How We Upgraded Petabytes of Data Without Stopping the Music

#azuredevops #upgrade #maintenance #elasticsearch

Resilience isn’t just about surviving failures. It’s about surviving maintenance.

There is a misconception that “Zero Downtime” means your system never changes.

In reality, a healthy large-scale system is in a constant state of flux. At Azure DevOps, we managed clusters holding petabytes of source code and search data. We couldn’t tell millions of developers, “Stop coding for 4 hours while we patch the OS.”

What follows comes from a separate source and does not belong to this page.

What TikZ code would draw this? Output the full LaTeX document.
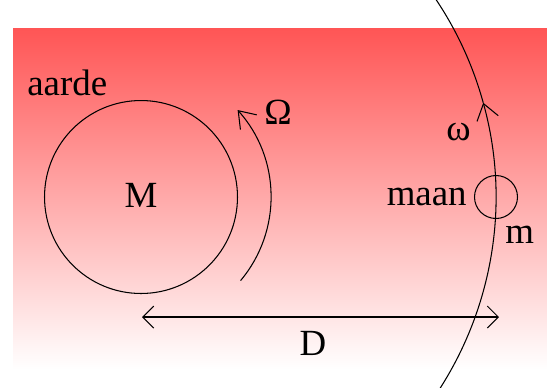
\documentclass[tikz,border=0pt]{standalone}
\usepackage{fontspec}
\setmainfont{Liberation Serif}
\usetikzlibrary{arrows.meta,positioning}
\definecolor{skyred}{RGB}{255,85,85}

\begin{document}
\begin{tikzpicture}[
    x=0.02cm, y=0.02cm,
    body/.style={draw, circle, inner sep=0pt, line width=0.6pt},
    lbl/.style={font=\fontsize{21}{23}\selectfont, inner sep=0pt},
    spin/.style={line width=0.6pt, -{Straight Barb[length=0.31cm, width=0.44cm]}},
    dist/.style={line width=0.6pt, {Straight Barb[length=0.22cm, width=0.44cm]}-{Straight Barb[length=0.22cm, width=0.44cm]}}
]
    \useasboundingbox (0,0) rectangle (547,-387);
    \shade[top color=skyred, bottom color=white] (13,-28) rectangle (547,-369);

    \node[body, minimum size=3.86cm] (aarde) at (141,-197) {};
    \node[lbl] (M) at ([yshift=-0.2cm]aarde.center) [anchor=base] {M};
    \node[lbl, anchor=base west] (aardelbl) at (27,-95) {aarde};

    \draw[spin] ([shift={(-40:130)}]aarde.center) arc[start angle=-40, end angle=42, radius=130];
    \node[lbl, anchor=base west] (Omega) at (264,-124) {Ω};

    \draw[spin] ([shift={(-34:355)}]aarde.center) arc[start angle=-34, end angle=15.4, radius=355];
    \draw[line width=0.6pt] ([shift={(15.4:355)}]aarde.center) arc[start angle=15.4, end angle=34, radius=355];
    \node[lbl, anchor=base west] (omega) at (446,-140) {ω};

    \node[body, minimum size=0.86cm] (maan) at ([shift={(0:355)}]aarde.center) {};
    \node[lbl, anchor=base east] (maanlbl) at (467,-205) {maan};
    \node[lbl, anchor=base west] (m) at (505,-243) {m};

    \coordinate (dl) at (142,-317);
    \coordinate (dr) at (499,-317);
    \draw[dist] (dl) -- (dr);
    \node[lbl, anchor=base] (D) at (313,-355) {D};
\end{tikzpicture}
\end{document}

We had to change the engine while flying the plane. Here is the strategy we used to perform rolling upgrades on massive stateful clusters (Elasticsearch) without dropping a single query.

1. Trust the Consensus (The Quorum Strategy)

The first rule of a stateful upgrade is: Don’t fight the system; use it.

We designed our clusters with three distinct roles: Master Nodes (coordination), Index Nodes (write-heavy), and Query Nodes (read-heavy).

The Masters: We didn’t fear killing a Master node because we relied on the election algorithm. If we killed the current Master, the remaining nodes would elect a new one immediately. The system is designed to lose a head and grow a new one.
The Data Nodes: We could upgrade multiple nodes in parallel, but we strictly obeyed the Quorum Rule. If a shard was replicated across 3 nodes, we ensured at least 2 were always up. The system would simply mark the down node as “missing” and catch it up when it returned.

2. The “Smallest to Biggest” Rollout

Most teams roll out updates by Geography (East US to West US). We found a safer way: Roll out by Tenant Size.

Phase 1: The Mice. We started the upgrade on the clusters hosting our smallest, lowest-traffic accounts. If there was a performance regression or a memory leak in the new version, we caught it here with minimal blast radius.
Phase 2: The Elephants. Only after the small clusters proved stable did we touch the massive, petabyte-scale clusters.

By the time the upgrade hit our largest customers, the new version had already been battle-tested on thousands of smaller nodes.

3. The Health Check Drain

We didn’t manually reroute traffic. We relied on the load balancer’s health signals. When a Query Node needed to restart, we simply failed its health check. The traffic drained naturally, the node updated, came back online, and the traffic flowed back.

The Lesson: If you design your system to tolerate failure (Master election, Replication Quorums), you have also designed it to tolerate maintenance.